Por: Julio Yovera
En Junio del 2000, Gerardo Cruz Saavedra Mesones, hasta entonces un absoluto desconocido en el escenario nacional, le dio el toque de humor a ese Congreso de políticos emergentes en mediocridad, con su frase: “Juro por Dios y por la plata”.
El lunes 6 de diciembre de 2010, en el diario Perú 21, Jaime Bylly, escribió lo siguiente:
“La pregunté cuánto ganaba el presidente del Perú… con esa plata no puedo mantener a mi familia…, le dije. Alan soltó una risotada y dijo: “No seas cojudo, la plata llega sola”.
Hace algunos días, una encuesta aplicada al ciudadano de a pie, indicaba que en el pensamiento común o “lógico”, cerca del 50 % era tolerante con los políticos que hurtan: “no importa que robe, pero que haga obra”, fue la opinión categórica de una población que amenaza con colocar esa frase como epitafio a la decencia.
La expresión es una manifestación de miseria no solo económica sino moral. La mayoría de los analistas se han lanzado a censurar la frase, a cuestionar ese enfoque pero casi nadie la ha analizado en su real dimensión y catadura. Como nadie tampoco ha recordado la frase feliz y vital de Alfonso Barrantes cuando fue alcalde de Lima: “los izquierdistas podemos meter la pata, pero no las uñas”.

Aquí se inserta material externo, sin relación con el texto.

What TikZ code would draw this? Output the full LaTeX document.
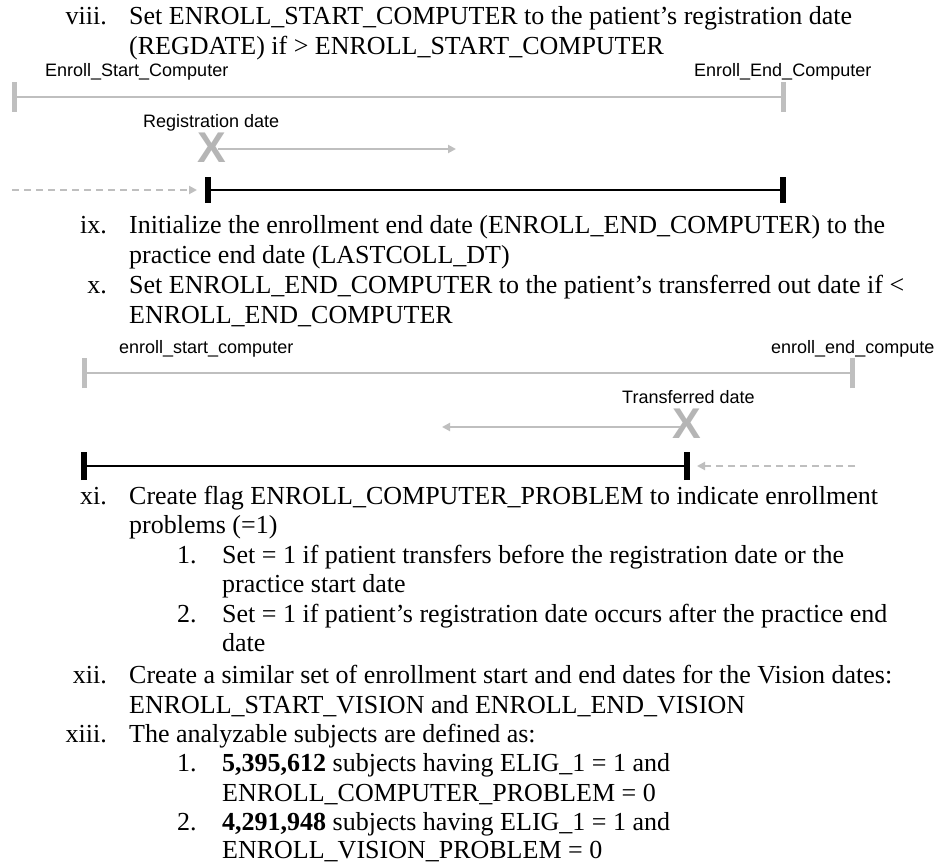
\documentclass[tikz,border=0pt]{standalone}
\usepackage{fontspec}
\setmainfont{Liberation Serif}
\newfontfamily\arialf{Liberation Sans}
\usetikzlibrary{arrows.meta}
\definecolor{lgray}{HTML}{BFBFBF}
\definecolor{xgray}{HTML}{B5B5B5}
\newcommand{\bodyfont}{\fontsize{26}{30}\selectfont}
\newcommand{\labfont}{\arialf\fontsize{18}{21}\selectfont}
\newcommand{\xfont}{\arialf\bfseries\fontsize{43}{45}\selectfont}
\tikzset{
  txt/.style={font=\bodyfont, anchor=base west, inner sep=0pt},
  num/.style={font=\bodyfont, anchor=base east, inner sep=0pt},
  subnum/.style={font=\bodyfont, anchor=base west, inner sep=0pt},
  lbl/.style={font=\labfont, anchor=base west, inner sep=0pt},
  xmark/.style={font=\xfont, text=xgray, inner sep=0pt},
  grayline/.style={draw=lgray, line width=2pt},
  graytick/.style={draw=lgray, line width=5pt},
  blackline/.style={draw=black, line width=2.4pt},
  blacktick/.style={draw=black, line width=5.5pt},
  grayarrow/.style={draw=lgray, line width=2pt, -{Triangle[length=8pt,width=8pt]}},
  dasharrow/.style={draw=lgray, line width=2pt, dash pattern=on 7pt off 5pt, -{Triangle[length=8pt,width=8pt]}}
}
\begin{document}
\begin{tikzpicture}[x=1pt,y=-1pt]
\useasboundingbox (0,0) rectangle (936,866);
\fill[white] (0,0) rectangle (936,866);

% ---- item viii
\node[num] (n8) at (107,25) {viii.};
\node[txt] (t8a) at (129,25) {Set ENROLL\_START\_COMPUTER to the patient’s registration date};
\node[txt] (t8b) at (129,54.7) {(REGDATE) if > ENROLL\_START\_COMPUTER};

% ---- diagram 1
\node[lbl] (l1s) at (45,77) {Enroll\_Start\_Computer};
\node[lbl] (l1e) at (694,77) {Enroll\_End\_Computer};
\coordinate (g1l) at (14,97);
\coordinate (g1r) at (783,97);
\draw[grayline] (g1l) -- (g1r);
\draw[graytick] ([yshift=-15pt]g1l) -- ([yshift=15pt]g1l);
\draw[graytick] ([yshift=-15pt]g1r) -- ([yshift=15pt]g1r);

\node[lbl] (lreg) at (143,128) {Registration date};
\node[xmark] (xreg) at (212,148) {X};
\coordinate (ra1) at (218,149);
\coordinate (ra2) at (456,149);
\draw[grayarrow] (ra1) -- (ra2);

\coordinate (b1l) at (208,190);
\coordinate (b1r) at (783,190);
\draw[blackline] (b1l) -- (b1r);
\draw[blacktick] ([yshift=-13pt]b1l) -- ([yshift=13pt]b1l);
\draw[blacktick] ([yshift=-13pt]b1r) -- ([yshift=13pt]b1r);
\coordinate (d1s) at (12,190);
\coordinate (d1e) at (197,190);
\draw[dasharrow] (d1s) -- (d1e);

% ---- items ix, x
\node[num] (n9) at (107,234) {ix.};
\node[txt] (t9a) at (129,234) {Initialize the enrollment end date (ENROLL\_END\_COMPUTER) to the};
\node[txt] (t9b) at (129,263.7) {practice end date (LASTCOLL\_DT)};
\node[num] (n10) at (107,293.4) {x.};
\node[txt] (t10a) at (129,293.4) {Set ENROLL\_END\_COMPUTER to the patient’s transferred out date if <};
\node[txt] (t10b) at (129,323.1) {ENROLL\_END\_COMPUTER};

% ---- diagram 2
\node[lbl] (l2s) at (119,353) {enroll\_start\_computer};
\node[lbl] (l2e) at (771,353) {enroll\_end\_compute};
\coordinate (g2l) at (84,373);
\coordinate (g2r) at (852,373);
\draw[grayline] (g2l) -- (g2r);
\draw[graytick] ([yshift=-15pt]g2l) -- ([yshift=15pt]g2l);
\draw[graytick] ([yshift=-15pt]g2r) -- ([yshift=15pt]g2r);

\node[lbl] (ltr) at (622,403) {Transferred date};
\node[xmark] (xtr) at (687,424) {X};
\coordinate (ta1) at (680,427);
\coordinate (ta2) at (442,427);
\draw[grayarrow] (ta1) -- (ta2);

\coordinate (b2l) at (84,466);
\coordinate (b2r) at (687,466);
\draw[blackline] (b2l) -- (b2r);
\draw[blacktick] ([yshift=-14pt]b2l) -- ([yshift=14pt]b2l);
\draw[blacktick] ([yshift=-14pt]b2r) -- ([yshift=14pt]b2r);
\coordinate (d2s) at (855,466);
\coordinate (d2e) at (697,466);
\draw[dasharrow] (d2s) -- (d2e);

% ---- items xi - xiii
\node[num] (n11) at (107,504) {xi.};
\node[txt] (t11a) at (129,504) {Create flag ENROLL\_COMPUTER\_PROBLEM to indicate enrollment};
\node[txt] (t11b) at (129,533.5) {problems (=1)};
\node[subnum] (n11a) at (177,563) {1.};
\node[txt] (t11c) at (222,563) {Set = 1 if patient transfers before the registration date or the};
\node[txt] (t11d) at (222,592.5) {practice start date};
\node[subnum] (n11b) at (177,622) {2.};
\node[txt] (t11e) at (222,622) {Set = 1 if patient’s registration date occurs after the practice end};
\node[txt] (t11f) at (222,651.5) {date};
\node[num] (n12) at (107,683) {xii.};
\node[txt] (t12a) at (129,683) {Create a similar set of enrollment start and end dates for the Vision dates:};
\node[txt] (t12b) at (129,713) {ENROLL\_START\_VISION and ENROLL\_END\_VISION};
\node[num] (n13) at (107,742.5) {xiii.};
\node[txt] (t13a) at (129,742.5) {The analyzable subjects are defined as:};
\node[subnum] (n13a) at (177,771.5) {1.};
\node[txt] (t13b) at (222,771.5) {\textbf{5,395,612} subjects having ELIG\_1 = 1 and};
\node[txt] (t13c) at (222,801) {ENROLL\_COMPUTER\_PROBLEM = 0};
\node[subnum] (n13b) at (177,830) {2.};
\node[txt] (t13d) at (222,830) {\textbf{4,291,948} subjects having ELIG\_1 = 1 and};
\node[txt] (t13e) at (222,858.5) {ENROLL\_VISION\_PROBLEM = 0};
\end{tikzpicture}
\end{document}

La corrupción siempre existió en nuestra famélica sociedad. Basta leer el extenso tratado sobre la Historia de la Corrupción en el Perú, del estudioso lamentablemente fallecido Alfonso Quiroz, para decir, no como cliché sino como apreciación objetiva y dialéctica, que en nuestro país la corrupción es un fenómeno estructural e histórico, tanto así que el autor señala que los actos de corrupción pueden “rastrearse desde la época colonial”. De manera que la enfermedad es longeva y con una capacidad de sobrevivencia increíble.
Es, además, tan sólida que amenaza el futuro del país. Un hito de corrupción “histórico” en los últimos años es el gobierno de Fujimori; que elevó el robo desde el nivel de cleptomanía al nivel de cleptocracia, vale decir de la mala costumbre a la gestación de una “élite” basada en la práctica del hurto.
El robo del dinero de todos los peruanos es un delito. Quien lo cometa, de derecho, de centro o de izquierda, merece nuestro repudio. Eso debería estar claro para todos nosotros, pero no es así. Vemos, por ejemplo, que cuando roba un elemento vinculado a la derecha, nos ponemos duros (lo que está bien), pero cuando quien comete ese delito es una persona vinculada a la izquierda, nos ponemos blandos y permisivos, cuando debería ser todo lo contrario. La derecha ha hecho de la corrupción su lodazal y chiquero natural; si la izquierda la imita, ¿dónde está la diferencia?
De otro lado, escuchamos decir que la corrupción es inherente a los seres humanos. No estamos de acuerdo. Ese pensamiento es repudiable. Sucede que el modelo neoliberal, que tiene en la libertad absoluta su cima programática, es por concepción filosófica ajena a todo lo que es regulación y fiscalización. El ser humano no debe estar limitado por nada, por nadie, propone el liberalismo clásico; y el neoliberalismo arguye: en el logro de ese propósito, todo vale.
La amenaza de acabar con un clima social razonable e ir a brincos por el camino del exitismo, de la búsqueda al logro de aspiraciones desmedidas, se sostienen en el propio modelo, en la propia estructura de ideas y de “valores” que impone el neoliberalismo.
El sistema que nos impusieron hace ya cerca de dos siglos ha ignorado a los pueblos, éstos están postergados desde siempre, con necesidades embalsadas, con aspiraciones legítimas insatisfechas. Por eso es que no pocos llegan a la conclusión penosa que, no importa que las autoridades roben, con tal que hagan obra. Esa es la “buena” estrella de los candidatos como Castañeda y García, como los Fujimori y Toledo.
Cuánta razón tiene Mariátegui al decir: “que la política se elevaba cuando es revolucionaria”. Lo que hay hoy día no es política revolucionaria, lo que hay es clientelismo, achoramiento y política de acomodo y paliativa.
Aquí se pierde toda esperanza, sentenciaba el aviso que se exhibía a la entrada del círculo del infierno, en la obra del Dante. ¿Está perdida toda esperanza? No, pero debemos estar convencidos que hay que navegar a contracorriente, refundar la política, reeducarnos, recuperar la ética revolucionaria, darle al pueblo la condición de protagonista de su propio destino.
Solo así los traficantes no tendrán la oportunidad de medrar nunca más y quien le habrá puesto el epitafio al cadáver de la corrupción será la decencia. Llegará ese tiempo, independientemente que ahora un ladrón se apreste a gobernar nada menos que la capital de nuestra patria.